馬面太夫を知らなかった蔦重は、大黒屋の女将・りつ(安達祐実)と、富本節好きな義兄の治郎兵衛(中村蒼)と共に芝居小屋を訪れ、その美声に一瞬にして引き込まれた。そして、終演後に交渉しようとするが、「悪いが、俺は吉原は好かねえんだ」と、すげなく断られてしまう。

その後、治郎兵衛とりつの調べで馬面太夫が吉原を嫌いな理由が分かった。まだ売れていなかった頃、歌舞伎役者の市川門之助(濱尾ノリタカ)と一緒に素性を隠して女郎屋の若木屋に遊びに来た馬面太夫。だが、門之助の顔を知っていた客が告げ口をし、若木屋主人の与八(本宮泰風)に「役者なんぞに上がられたら、うちの畳が総取っ替えにならあ」と、水をかけられた挙げ句に追い出されたのだった。

差別される側としての思いも…

当時、役者が女郎を買うために出入りすることは禁じられていた。与八の「役者なんぞ」という言葉に透けて見えるのは差別だ。その差別を治郎兵衛が説明していた。「役者は、分としては四民の外。世間様の外だからだろ」。

四民とは、「士農工商」と分けられた江戸時代の身分制度のこと。「士」は武士、「農」は人口の多くを占める農民、「工」は職人で「商」は商人を指す。武士以外は大きな差はなかったと言われたりもするが、役者はそのどこにも属していなかった。

なぜ役者がだめなのか疑問に思う蔦重に、りつが答えた。

「ほっといたら、みんな憧れられちゃうからさ。売れりゃあ騒がれるし、千両の給金だって夢じゃない。けど、みんなが役者なんか目指したら、まともに働くやつなんかいなくなっちまうじゃないか。そうならないよう、役者は四民の外の分ですよってしたのさ。どれだけきらびやかでも、まっとうに働いているもんが、しょせん世間様の外って吐き捨てられるようにしてるってことさ」。

そこに付け加えた言葉に視聴者の注目が集まった。

「ひんむきゃ、みんな、人なんて同じなのにさ。これは違う、あっちは別って、垣根作って回ってさ。ご苦労な話だよ」。

身分を定めたのは幕府だが、役者に夢中になる者がいた一方で、差別的感情を抱いていた庶民もいる。そこで思い返せば、第8回で地本問屋の鶴屋(風間俊介)が「“吉原者”は卑しい外道」と言ったように、吉原で暮らす者もまた差別されていたのである。

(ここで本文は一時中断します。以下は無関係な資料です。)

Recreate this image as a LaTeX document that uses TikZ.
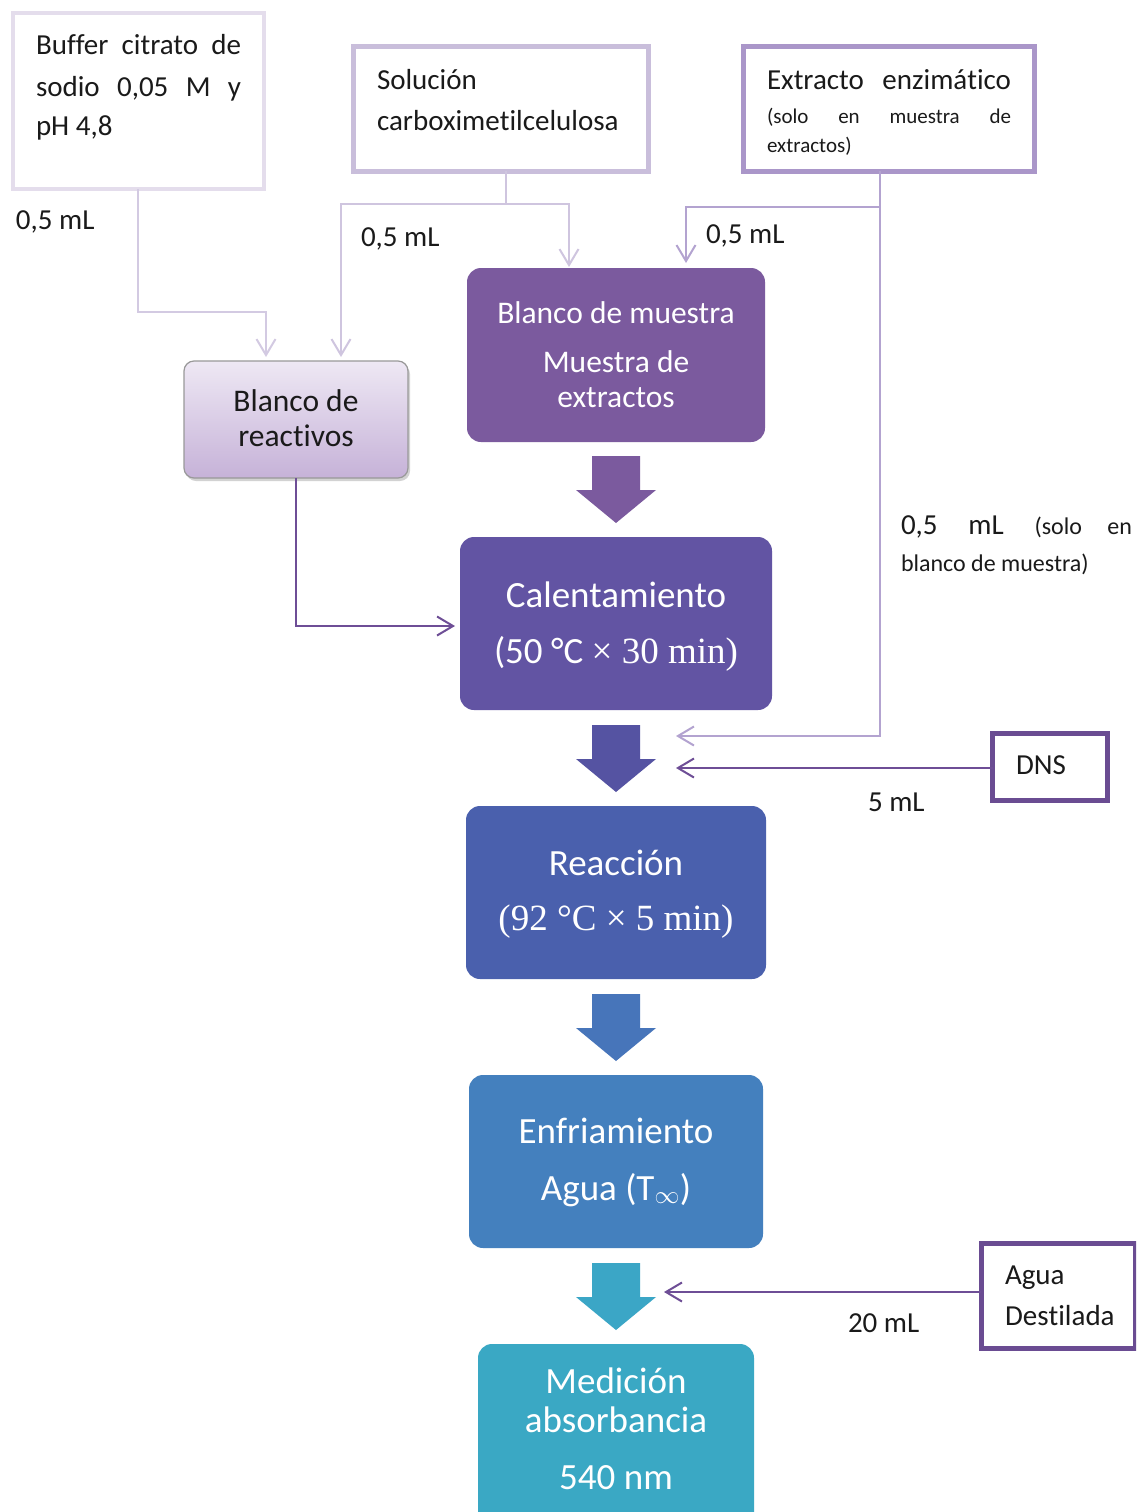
\documentclass[tikz,border=0pt]{standalone}
\usepackage{fontspec}
\setmainfont{Carlito}[Ligatures={NoCommon,NoContextual}]
\newfontfamily\tnr{Liberation Serif}
\usetikzlibrary{arrows.meta,shadows}
\definecolor{txt}{HTML}{1A1A1A}
\definecolor{bOne}{HTML}{E4DDEC}
\definecolor{bTwo}{HTML}{C9BEDB}
\definecolor{bThree}{HTML}{AA96C9}
\definecolor{cOne}{HTML}{D3CAE2}
\definecolor{cTwo}{HTML}{CFC5DF}
\definecolor{cThree}{HTML}{B3A3D0}
\definecolor{pDark}{HTML}{6E4E96}
\definecolor{dnsB}{HTML}{6A4C92}
\definecolor{fMuestra}{HTML}{7B5A9E}
\definecolor{fCal}{HTML}{6254A3}
\definecolor{aTwo}{HTML}{5553A2}
\definecolor{fReac}{HTML}{4A60AD}
\definecolor{aThree}{HTML}{4775BA}
\definecolor{fEnf}{HTML}{4480BE}
\definecolor{aFour}{HTML}{3BA6C6}
\definecolor{fMed}{HTML}{3AA8C4}
\definecolor{gTop}{HTML}{EEE8F4}
\definecolor{gBot}{HTML}{C6B2D8}
\newcommand\fsz[1]{\fontsize{#1}{#1}\selectfont}
\newcommand\nl{\kern0pt }
\begin{document}
\begin{tikzpicture}[x=1pt,y=-1pt,
  lbl/.style={anchor=base west, inner sep=0, outer sep=0, text=txt, font=\fsz{29}},
  wtxt/.style={anchor=base, inner sep=0, outer sep=0, text=white},
  srcbox/.style={draw, rectangle, inner sep=0, outer sep=0, fill=white},
  stepbox/.style={rectangle, rounded corners=14pt, inner sep=0, outer sep=0},
  conn/.style={line width=2pt},
  tipx/.style={-{Straight Barb[length=16pt,width=19pt]}},
  barrow/.pic={\fill (-24,0) -- (24,0) -- (24,34) -- (40,34) -- (0,67) -- (-40,34) -- (-24,34) -- cycle;}
  ]
\clip (0,0) rectangle (1136,1512);
\fill[white] (0,0) rectangle (1136,1512);

% source boxes
\node[srcbox, draw=bOne, line width=4pt, minimum width=251pt, minimum height=176pt] (buf) at (138.5,101) {};
\node[lbl] (buf1) at (36,55) {\makebox[205pt][s]{Buf\nl fer citrato de}};
\node[lbl] (buf2) at (36,96) {\makebox[205pt][s]{sodio 0,05 M y}};
\node[lbl] (buf3) at (36,135) {pH 4,8};

\node[srcbox, draw=bTwo, line width=5pt, minimum width=295pt, minimum height=124pt] (sol) at (500.5,109) {};
\node[lbl] (sol1) at (377,89) {Solución};
\node[lbl] (sol2) at (377,130) {carboxime\nl tilcelulosa};

\node[srcbox, draw=bThree, line width=5pt, minimum width=291pt, minimum height=124pt] (ext) at (888.5,109) {};
\node[lbl] (ext1) at (767,89) {\makebox[244pt][s]{Extracto enzimá\nl tico}};
\node[lbl, font=\fsz{21}] (ext2) at (767,123) {\makebox[244pt][s]{(solo en muestra de}};
\node[lbl, font=\fsz{21}] (ext3) at (767,152) {extractos)};

% step boxes
\node[stepbox, rounded corners=10pt, draw=gray!80, line width=1.2pt, top color=gTop, bottom color=gBot,
      drop shadow={shadow xshift=2pt, shadow yshift=-3pt, opacity=0.35},
      minimum width=224pt, minimum height=117pt] (rea) at (296,419.5) {};
\node[wtxt, text=txt, font=\fsz{31.5}] (rea1) at (296,411) {Blanco de};
\node[wtxt, text=txt, font=\fsz{31.5}] (rea2) at (296,446) {reac\nl tivos};

\node[stepbox, fill=fMuestra, minimum width=298pt, minimum height=174pt] (mue) at (616,355) {};
\node[wtxt, font=\fsz{31.5}] (mue1) at (616,323) {Blanco de muestra};
\node[wtxt, font=\fsz{31.5}] (mue2) at (616,372) {Muestra de};
\node[wtxt, font=\fsz{31.5}] (mue3) at (616,407) {extractos};

\node[stepbox, fill=fCal, minimum width=312pt, minimum height=173pt] (cal) at (616,623.5) {};
\node[wtxt, font=\fsz{37}] (cal1) at (616,607) {Calentamiento};
\node[wtxt, font=\fsz{37}] (cal2) at (616,663) {(50 °\nl C {\tnr × 30 min)}};

\node[stepbox, fill=fReac, minimum width=300pt, minimum height=173pt] (rxn) at (616,892.5) {};
\node[wtxt, font=\fsz{37}] (rxn1) at (616,875) {Reacción};
\node[wtxt, font=\fsz{37}\tnr] (rxn2) at (616,930) {(92 °C × 5 min)};

\node[stepbox, fill=fEnf, minimum width=294pt, minimum height=173pt] (enf) at (616,1161.5) {};
\node[wtxt, font=\fsz{37}] (enf1) at (616,1143) {Enfriamiento};
\node[wtxt, font=\fsz{37}] (enf2) at (616,1200) {Agua (T$_\infty$)};

\node[stepbox, fill=fMed, minimum width=276pt, minimum height=200pt] (med) at (616,1444) {};
\node[wtxt, font=\fsz{37}] (med1) at (616,1393) {Medición};
\node[wtxt, font=\fsz{37}] (med2) at (616,1432) {absorbancia};
\node[wtxt, font=\fsz{37}] (med3) at (616,1489) {540 nm};

% block arrows
\pic[fill=fMuestra] at (616,456) {barrow};
\pic[fill=aTwo] at (616,725) {barrow};
\pic[fill=aThree] at (616,994) {barrow};
\pic[fill=aFour] at (616,1263) {barrow};

% reagent boxes
\node[srcbox, draw=dnsB, line width=5pt, minimum width=115pt, minimum height=67pt] (dns) at (1050,767) {};
\node[wtxt, text=txt, font=\fsz{29}] (dnst) at (1041,774) {DNS};
\node[srcbox, draw=dnsB, line width=5pt, minimum width=154pt, minimum height=105pt] (agua) at (1058,1296) {};
\node[lbl] (agua1) at (1005,1284) {Agua};
\node[lbl] (agua2) at (1005,1325) {Des\nl tilada};

% coordinates
\coordinate (tBufA) at (266,357);
\coordinate (tSolA) at (341,357);
\coordinate (tSolB) at (569,267);
\coordinate (tExtA) at (686,263);
\coordinate (tExtB) at (676,736);
\coordinate (tDns) at (676,768);
\coordinate (tAgua) at (664,1292);

% connectors
\draw[conn, cOne, tipx] (buf.south -| 138,0) -- (138,312) -| (tBufA);
\draw[conn, cTwo] (sol.south -| 506,0) -- (506,204);
\draw[conn, cTwo, tipx] (506,204) -| (tSolA);
\draw[conn, cTwo, tipx] (506,204) -| (tSolB);
\draw[conn, cThree, tipx] (ext.south -| 880,0) -- (880,207) -| (tExtA);
\draw[conn, cThree, tipx] (880,207) -- (880,736) -- (tExtB);
\draw[conn, pDark, tipx] (rea.south) |- (455,626) coordinate (tRea);
\draw[conn, pDark, tipx] (dns.west |- tDns) -- (tDns);
\draw[conn, pDark, tipx] (agua.west |- tAgua) -- (tAgua);

% labels
\node[lbl] (l1) at (16,229) {0,5 mL};
\node[lbl] (l2) at (361,246) {0,5 mL};
\node[lbl] (l3) at (706,243) {0,5 mL};
\node[lbl] (l4) at (901,534) {\makebox[231pt][s]{0,5 mL {\fsz{24}(solo en}}};
\node[lbl, font=\fsz{24}] (l5) at (901,571) {blanco de muestra)};
\node[lbl] (l6) at (868,811) {5 mL};
\node[lbl] (l7) at (848,1332) {20 mL};
\end{tikzpicture}
\end{document}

SNSには「差別される側だから至れる真理か」「差別の構造について深いことをおっしゃってる」「『ひんむけば同じ』ってすごいな」といった投稿のほか、差別について「みんなが差別する側であり同時に差別される側」「現代も様々な形で存在し、決して江戸時代の話というだけではない」と憂う声もあった。